-- start Given information --
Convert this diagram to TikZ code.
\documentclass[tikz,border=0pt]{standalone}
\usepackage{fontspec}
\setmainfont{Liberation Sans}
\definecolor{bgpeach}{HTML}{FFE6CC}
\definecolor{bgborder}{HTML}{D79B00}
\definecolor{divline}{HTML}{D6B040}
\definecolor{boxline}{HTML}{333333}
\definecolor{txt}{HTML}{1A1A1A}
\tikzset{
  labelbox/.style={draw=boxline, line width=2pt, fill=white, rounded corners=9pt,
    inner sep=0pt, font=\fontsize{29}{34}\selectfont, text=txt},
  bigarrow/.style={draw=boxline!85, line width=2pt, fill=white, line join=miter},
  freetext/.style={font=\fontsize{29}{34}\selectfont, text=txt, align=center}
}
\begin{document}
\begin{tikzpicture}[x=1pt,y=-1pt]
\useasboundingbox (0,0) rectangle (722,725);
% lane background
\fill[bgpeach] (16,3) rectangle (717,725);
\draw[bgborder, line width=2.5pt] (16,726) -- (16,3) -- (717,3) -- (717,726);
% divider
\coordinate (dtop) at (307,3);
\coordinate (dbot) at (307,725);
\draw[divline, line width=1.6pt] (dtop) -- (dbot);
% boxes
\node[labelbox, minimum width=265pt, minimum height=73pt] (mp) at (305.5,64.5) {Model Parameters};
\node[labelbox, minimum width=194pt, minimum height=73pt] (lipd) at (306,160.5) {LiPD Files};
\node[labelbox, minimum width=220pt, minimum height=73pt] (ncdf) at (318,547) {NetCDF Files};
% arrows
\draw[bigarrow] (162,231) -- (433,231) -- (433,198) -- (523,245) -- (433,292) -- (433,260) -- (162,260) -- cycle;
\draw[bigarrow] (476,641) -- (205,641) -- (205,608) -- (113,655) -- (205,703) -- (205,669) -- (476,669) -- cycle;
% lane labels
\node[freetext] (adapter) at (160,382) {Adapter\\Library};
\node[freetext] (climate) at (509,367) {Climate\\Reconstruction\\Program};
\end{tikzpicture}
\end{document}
-- end Given information --
Please output the complete data exactly.

Convert this diagram to TikZ code.
\documentclass[tikz,border=0pt]{standalone}
\usepackage{fontspec}
\setmainfont{Liberation Sans}
\definecolor{bgpeach}{HTML}{FFE6CC}
\definecolor{bgborder}{HTML}{D79B00}
\definecolor{divline}{HTML}{D6B040}
\definecolor{boxline}{HTML}{333333}
\definecolor{txt}{HTML}{1A1A1A}
\tikzset{
  labelbox/.style={draw=boxline, line width=2pt, fill=white, rounded corners=9pt,
    inner sep=0pt, font=\fontsize{29}{34}\selectfont, text=txt},
  bigarrow/.style={draw=boxline!85, line width=2pt, fill=white, line join=miter},
  freetext/.style={font=\fontsize{29}{34}\selectfont, text=txt, align=center}
}
\begin{document}
\begin{tikzpicture}[x=1pt,y=-1pt]
\useasboundingbox (0,0) rectangle (722,725);
% lane background
\fill[bgpeach] (16,3) rectangle (717,725);
\draw[bgborder, line width=2.5pt] (16,726) -- (16,3) -- (717,3) -- (717,726);
% divider
\coordinate (dtop) at (307,3);
\coordinate (dbot) at (307,725);
\draw[divline, line width=1.6pt] (dtop) -- (dbot);
% boxes
\node[labelbox, minimum width=265pt, minimum height=73pt] (mp) at (305.5,64.5) {Model Parameters};
\node[labelbox, minimum width=194pt, minimum height=73pt] (lipd) at (306,160.5) {LiPD Files};
\node[labelbox, minimum width=220pt, minimum height=73pt] (ncdf) at (318,547) {NetCDF Files};
% arrows
\draw[bigarrow] (162,231) -- (433,231) -- (433,198) -- (523,245) -- (433,292) -- (433,260) -- (162,260) -- cycle;
\draw[bigarrow] (476,641) -- (205,641) -- (205,608) -- (113,655) -- (205,703) -- (205,669) -- (476,669) -- cycle;
% lane labels
\node[freetext] (adapter) at (160,382) {Adapter\\Library};
\node[freetext] (climate) at (509,367) {Climate\\Reconstruction\\Program};
\end{tikzpicture}
\end{document}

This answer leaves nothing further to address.